It is urged, further, that the statute is necessarily invalid because it establishes as the criterion of the Commission's action the exigency of a private business. This objection, however, fails to take account of the distinction between the requirements of industry and trade which may warrant the building of a branch track, and the nature of the use to which it is devoted when built. A spur may, at the outset, lead only to a single industry or establishment; it may be constructed to furnish an outlet for the products of a particular plant; its cost may be defrayed by those in special need of its service at the time. But none the less, by virtue of the conditions under which it is provided, the spur may constitute at all times a part of the transportation facilities of the carrier which are operated under the obligations of public service, and are [233 U.S. 211, 222] subject to the regulation of public authority. As was said by this court in Hairston v. Danville & W. R. Co. 208 U.S. 598, 608 , 52 S. L. ed. 637, 641, 28 Sup. Ct. Rep. 331, 13 Ann. Cas. 1008: 'The uses for which the track was desired are not the less public because the motive which dictated its location over this particular land was to reach a private industry, or because the proprietors of that industry contributed in any way to the cost.' There is a clear distinction between spurs which are owned and operated by a common carrier as a part of its system and under its public obligation and merely private sidings. See State, De Camp, Prosecutor v. Hibernia Underground R. Co. 47 N. J. L. 43; Chicago, B. & N. R. Co. v. Porter, 43 Minn. 527, 46 N. W. 75; Ulmer v. Lime Orck R. Co. 98 Me. 579, 66 L.R.A. 387, 57 Atl. 1001; St. Louis, I. M. & S. R. Co. v. Petty, 57 Ark. 359, 20 L.R.A. 434, 21 S. W. 884; Dietrich v. Murdock, 42 Mo. 279; Bedford Quarries R. Co. v. Chicago I. & L. R. Co. 175 Ind. 303, 35 L.R.A.(N.S.) 641, 94 N. E. 326.
While common carriers may not be compelled to make unreasonable outlays (Missouri P. R. Co. v. Nebraska, 217 U.S. 196 , 54 L. ed. 727, 30 Sup. Ct. Rep. 461, 18 Ann. Cas. 989), it is competent for the state, acting within the sphere of its jurisdiction, to provide for an extension of their transportation facilities, under reasonable conditions, so as to meet the demands of trade; and it may impress upon these extensions of the carriers' lines, thus furnished under the direction or authority of the state, a public character regardless of the number served at the beginning. The branch or spur comes into existence as a public utility, and as such is always available as localities change and communities grow. The supreme court of Wisconsin has left no doubt with respect to the public obligations imposed upon the carrier in relation to the spurs and branches to be provided under the statute in question, and we find no ground for the conclusion that this enactment was beyond the state power.
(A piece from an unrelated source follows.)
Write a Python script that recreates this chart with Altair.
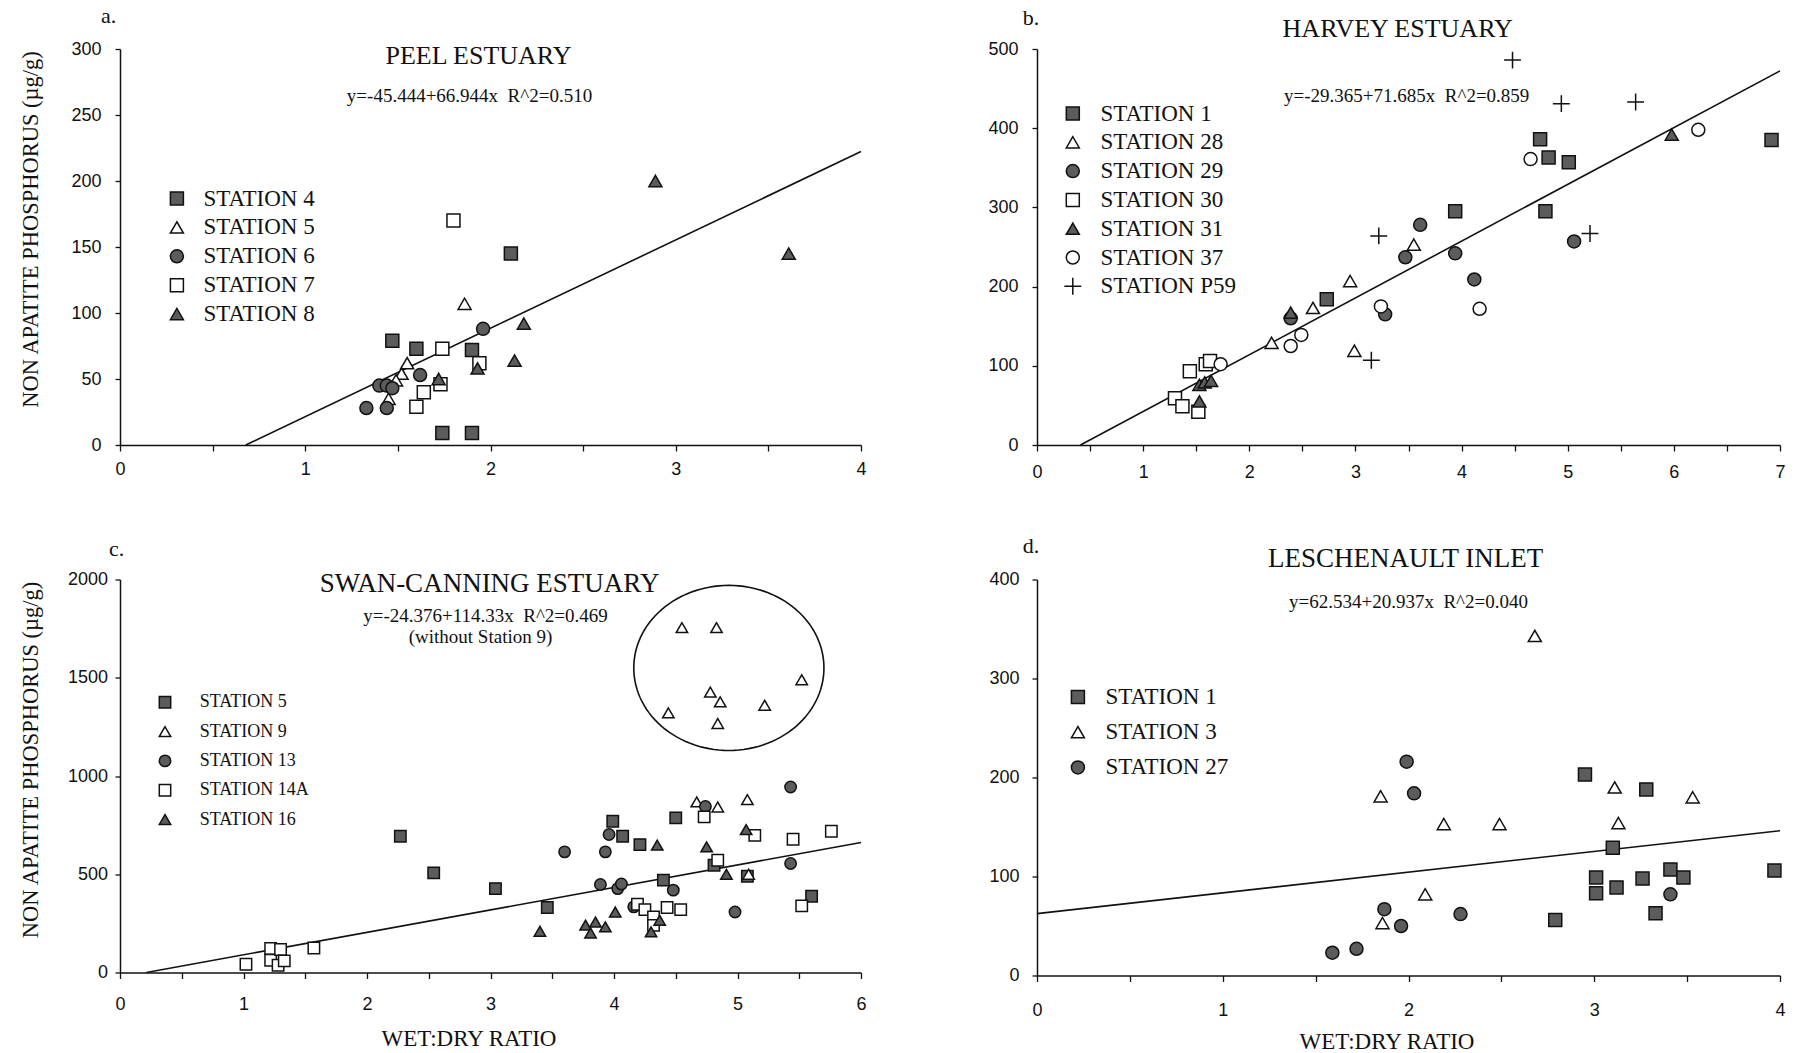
import altair as alt
import numpy as np
import pandas as pd

# ---------------------------------------------------------------- data
# a. Peel Estuary
PEEL_STATIONS = ["STATION 4", "STATION 5", "STATION 6", "STATION 7", "STATION 8"]
PEEL_X = [
    [1.47, 1.60, 2.11, 1.90, 1.74, 1.90],
    [1.86, 1.55, 1.52, 1.49, 1.45],
    [1.96, 1.62, 1.40, 1.44, 1.47, 1.33, 1.44],
    [1.80, 1.74, 1.94, 1.73, 1.64, 1.60],
    [2.89, 3.61, 2.18, 2.13, 1.93, 1.72],
]
PEEL_Y = [
    [79, 73, 145, 72, 9, 9],
    [107, 62, 54, 49, 35],
    [88, 53, 45, 45, 43, 28, 28],
    [170, 73, 62, 46, 40, 29],
    [200, 145, 92, 64, 58, 50],
]
PEEL_FIT = [-45.444, 66.944]

# b. Harvey Estuary
HARVEY_STATIONS = ["STATION 1", "STATION 28", "STATION 29", "STATION 30",
                   "STATION 31", "STATION 37", "STATION P59"]
HARVEY_X = [
    [2.73, 3.94, 4.74, 4.82, 5.01, 4.79, 6.92],
    [2.21, 2.60, 2.95, 2.99, 3.55],
    [2.39, 3.47, 3.61, 3.28, 3.94, 4.12, 5.06],
    [1.44, 1.30, 1.37, 1.52, 1.59, 1.63],
    [1.53, 1.58, 1.64, 1.53, 2.39, 5.98],
    [1.73, 2.39, 2.49, 3.24, 4.17, 4.65, 6.23],
    [3.22, 3.15, 4.48, 4.94, 5.64, 5.21],
]
HARVEY_Y = [
    [184, 295, 386, 363, 357, 295, 385],
    [129, 173, 207, 119, 253],
    [160, 237, 278, 165, 242, 209, 257],
    [93, 59, 49, 42, 102, 106],
    [76, 79, 81, 55, 167, 392],
    [102, 125, 139, 175, 172, 361, 398],
    [264, 107, 486, 431, 433, 267],
]
HARVEY_FIT = [-29.365, 71.685]

# c. Swan-Canning Estuary
SWAN_STATIONS = ["STATION 5", "STATION 9", "STATION 13", "STATION 14A", "STATION 16"]
SWAN_X = [
    [2.27, 2.54, 3.04, 3.46, 3.99, 4.07, 4.21, 4.50, 4.40, 4.81, 5.08, 5.60],
    [4.55, 4.83, 5.52, 4.78, 4.86, 5.22, 4.44, 4.84, 4.67, 4.84, 5.08, 5.09],
    [3.60, 3.93, 3.96, 3.89, 4.03, 4.06, 4.48, 4.16, 4.98, 5.43, 5.43, 4.74],
    [1.02, 1.22, 1.22, 1.28, 1.30, 1.33, 1.57, 4.19, 4.25, 4.32, 4.32, 4.43,
     4.54, 4.73, 4.84, 5.14, 5.45, 5.76, 5.52],
    [3.40, 3.77, 3.81, 3.85, 3.93, 4.01, 4.35, 4.30, 4.37, 4.75, 4.91, 5.07],
]
SWAN_Y = [
    [693, 507, 427, 331, 770, 693, 651, 787, 470, 546, 490, 388],
    [1755, 1755, 1490, 1427, 1377, 1360, 1321, 1267, 868, 842, 880, 500],
    [614, 614, 702, 448, 427, 450, 419, 334, 308, 944, 555, 845],
    [42, 122, 62, 37, 117, 59, 125, 347, 320, 283, 240, 331,
     320, 792, 571, 698, 678, 719, 339],
    [210, 241, 201, 257, 232, 308, 648, 207, 266, 639, 500, 727],
]
SWAN_FIT = [-24.376, 114.33]
# ring drawn round the Station 9 outliers: centre and radii in data units
SWAN_RING_CENTRE = [4.93, 1550]
SWAN_RING_RADII = [0.77, 420]

# d. Leschenault Inlet
LESCH_STATIONS = ["STATION 1", "STATION 3", "STATION 27"]
LESCH_X = [
    [2.95, 3.28, 3.10, 3.01, 3.01, 3.12, 3.26, 3.41, 3.48, 3.33, 2.79, 3.97],
    [2.68, 1.85, 3.11, 3.53, 2.19, 2.49, 3.13, 2.09, 1.86],
    [1.99, 2.03, 1.87, 1.96, 2.28, 1.72, 1.59, 3.41],
]
LESCH_Y = [
    [203, 188, 129, 99, 83, 89, 98, 107, 99, 63, 56, 106],
    [343, 181, 190, 180, 153, 153, 154, 82, 53],
    [216, 184, 67, 50, 62, 27, 23, 82],
]
LESCH_FIT = [62.534, 20.937]

# ---------------------------------------------------------------- styles
INK = "#111111"
DARK = "#5c5c5c"
OPEN = "#ffffff"
SERIF = "Liberation Serif, Times New Roman, serif"
TICKS = "Liberation Sans, Arial, sans-serif"
PLUS = "M-1.3,0L1.3,0M0,-1.3L0,1.3"

Y_TITLE = "NON APATITE PHOSPHORUS (\u00b5g/g)"
X_TITLE = "WET:DRY RATIO"


def points_frame(names, xs, ys):
    rows = []
    for name, xl, yl in zip(names, xs, ys):
        for x, y in zip(xl, yl):
            rows.append({"station": name, "x": x, "y": y})
    return pd.DataFrame(rows)


def text_layer(text, px, py, size, font=SERIF):
    return alt.Chart(pd.DataFrame({"t": [text]})).mark_text(
        font=font, fontSize=size, color=INK, align="center", baseline="middle"
    ).encode(x=alt.value(px), y=alt.value(py), text="t:N")


def panel(names, xs, ys, fit, shapes, fills, x_max, y_max, y_step, width, height,
          letter, letter_xy, title, title_xy, title_size, eqs, legend, point_size,
          x_label_pad, y_label_pad, show_x_title, show_y_title, ring=None):
    xscale = alt.Scale(domain=[0, x_max], nice=False, zero=True)
    yscale = alt.Scale(domain=[0, y_max], nice=False, zero=True)

    x_axis_kw = dict(
        values=[v / 2 for v in range(0, int(x_max * 2) + 1)],
        labelExpr="datum.value % 1 === 0 ? format(datum.value, 'd') : ''",
        labelFlush=False, labelOverlap=False, tickSize=6,
        labelPadding=x_label_pad,
    )
    if show_x_title:
        x_axis_kw.update(titleFont=SERIF, titleFontSize=23, titleFontWeight="normal",
                         titleColor=INK, titleX=width / 2 - 22, titleY=66,
                         titleBaseline="middle", titleAlign="center")
    y_axis_kw = dict(
        values=list(range(0, y_max + 1, y_step)), format="d",
        tickSize=5, labelPadding=y_label_pad, labelOverlap=False,
    )
    if show_y_title:
        y_axis_kw.update(titleFont=SERIF, titleFontSize=22.5, titleFontWeight="normal",
                         titleColor=INK, titleX=-90, titleY=180,
                         titleAngle=270, titleBaseline="middle", titleAlign="center")

    x_enc = alt.X("x:Q", scale=xscale, axis=alt.Axis(**x_axis_kw),
                  title=X_TITLE if show_x_title else None)
    y_enc = alt.Y("y:Q", scale=yscale, axis=alt.Axis(**y_axis_kw),
                  title=Y_TITLE if show_y_title else None)

    leg = alt.Legend(
        orient="none", legendX=legend["x"], legendY=legend["y"], title=None,
        labelFont=SERIF, labelFontSize=legend["font"], labelColor=INK,
        labelOffset=legend["offset"], rowPadding=legend["row"], padding=0,
        symbolSize=point_size, symbolStrokeWidth=1.5,
    )

    df = points_frame(names, xs, ys)
    pts = alt.Chart(df).mark_point(
        filled=True, strokeWidth=1.5, size=point_size, opacity=1
    ).encode(
        x=x_enc, y=y_enc,
        shape=alt.Shape("station:N", scale=alt.Scale(domain=names, range=shapes), legend=leg),
        fill=alt.Fill("station:N", scale=alt.Scale(domain=names, range=fills), legend=leg),
        stroke=alt.Stroke("station:N", scale=alt.Scale(domain=names, range=[INK] * len(names)),
                          legend=leg),
    )

    a, b = fit
    x0 = max(0.0, -a / b)
    line_df = pd.DataFrame({"x": [x0, x_max], "y": [a + b * x0, a + b * x_max]})
    line = alt.Chart(line_df).mark_line(color=INK, strokeWidth=1.6).encode(x=x_enc, y=y_enc)

    layers = [line]
    if ring is not None:
        (cx, cy), (rx, ry) = ring
        t = np.linspace(0, 2 * np.pi, 121)
        ring_df = pd.DataFrame({"x": cx + rx * np.cos(t), "y": cy + ry * np.sin(t),
                                "k": np.arange(len(t))})
        layers.append(alt.Chart(ring_df).mark_line(color=INK, strokeWidth=1.6).encode(
            x=x_enc, y=y_enc, order="k:Q",
        ))
    layers.append(pts)
    layers.append(text_layer(letter, letter_xy[0], letter_xy[1], 22))
    layers.append(text_layer(title, title_xy[0], title_xy[1], title_size))
    for txt, ex, ey, es in eqs:
        layers.append(text_layer(txt, ex, ey, es))

    return alt.layer(*layers).properties(width=width, height=height)


SP = "\u00a0\u00a0"

peel = panel(
    PEEL_STATIONS, PEEL_X, PEEL_Y, PEEL_FIT,
    ["square", "triangle-up", "circle", "square", "triangle-up"],
    [DARK, OPEN, DARK, OPEN, DARK],
    4, 300, 50, 741, 396,
    "a.", (-11.5, -33.5), "PEEL ESTUARY", (358.5, 7), 26,
    [("y=-45.444+66.944x" + SP + "R^2=0.510", 349.5, 46.5, 19)],
    {"x": 45.4, "y": 138, "font": 23, "offset": 15, "row": 4.9},
    169, 9.5, 14, False, True,
)

harvey = panel(
    HARVEY_STATIONS, HARVEY_X, HARVEY_Y, HARVEY_FIT,
    ["square", "triangle-up", "circle", "square", "triangle-up", "circle", PLUS],
    [DARK, OPEN, DARK, OPEN, DARK, OPEN, OPEN],
    7, 500, 100, 743, 396,
    "b.", (-6, -31.5), "HARVEY ESTUARY", (360.7, -19.8), 26,
    [("y=-29.365+71.685x" + SP + "R^2=0.859", 369.7, 46.8, 19)],
    {"x": 24.3, "y": 53, "font": 23, "offset": 16.1, "row": 4.8},
    169, 12.5, 14, False, False,
)

swan = panel(
    SWAN_STATIONS, SWAN_X, SWAN_Y, SWAN_FIT,
    ["square", "triangle-up", "circle", "square", "triangle-up"],
    [DARK, OPEN, DARK, OPEN, DARK],
    6, 2000, 500, 741, 393,
    "c.", (-3.5, -31), "SWAN-CANNING ESTUARY", (369.5, 4), 27,
    [("y=-24.376+114.33x" + SP + "R^2=0.469", 365.5, 36, 19),
     ("(without Station 9)", 360.5, 57.7, 19)],
    {"x": 36, "y": 113.8, "font": 18, "offset": 25.7, "row": 11.3},
    130, 16.5, 7.5, True, True,
    ring=(SWAN_RING_CENTRE, SWAN_RING_RADII),
)

lesch = panel(
    LESCH_STATIONS, LESCH_X, LESCH_Y, LESCH_FIT,
    ["square", "triangle-up", "circle"],
    [DARK, OPEN, DARK],
    4, 400, 100, 743, 396,
    "d.", (-6, -34), "LESCHENAULT INLET", (368.7, -20.7), 27,
    [("y=62.534+20.937x" + SP + "R^2=0.040", 371.5, 22.7, 19)],
    {"x": 29.4, "y": 106, "font": 23, "offset": 16, "row": 11.2},
    169, 19.5, 13, True, False,
)

chart = alt.concat(
    peel, harvey, swan, lesch,
    columns=2, spacing={"row": 134.5, "column": 176}, bounds="flush",
).resolve_scale(
    shape="independent", fill="independent", stroke="independent"
).properties(
    padding={"left": 18, "top": 4, "right": 0, "bottom": 0},
    background="white",
).configure_view(
    strokeOpacity=0,
).configure_axis(
    grid=False,
    domainColor=INK, domainWidth=1.5,
    tickColor=INK, tickWidth=1.3,
    labelColor=INK, labelFont=TICKS, labelFontSize=18,
)

chart.save("out.html", embed_options={"renderer": "svg", "actions": False})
It is also contended by the plaintiff in error that the finding by the state court that the use in the present case is a public one is not supported by the facts. But this [233 U.S. 211, 223] criticism of the court's finding is in substance a repetition of the argument that is urged against the validity of the statute, and what has been said upon that point is applicable.
The judgment is affirmed.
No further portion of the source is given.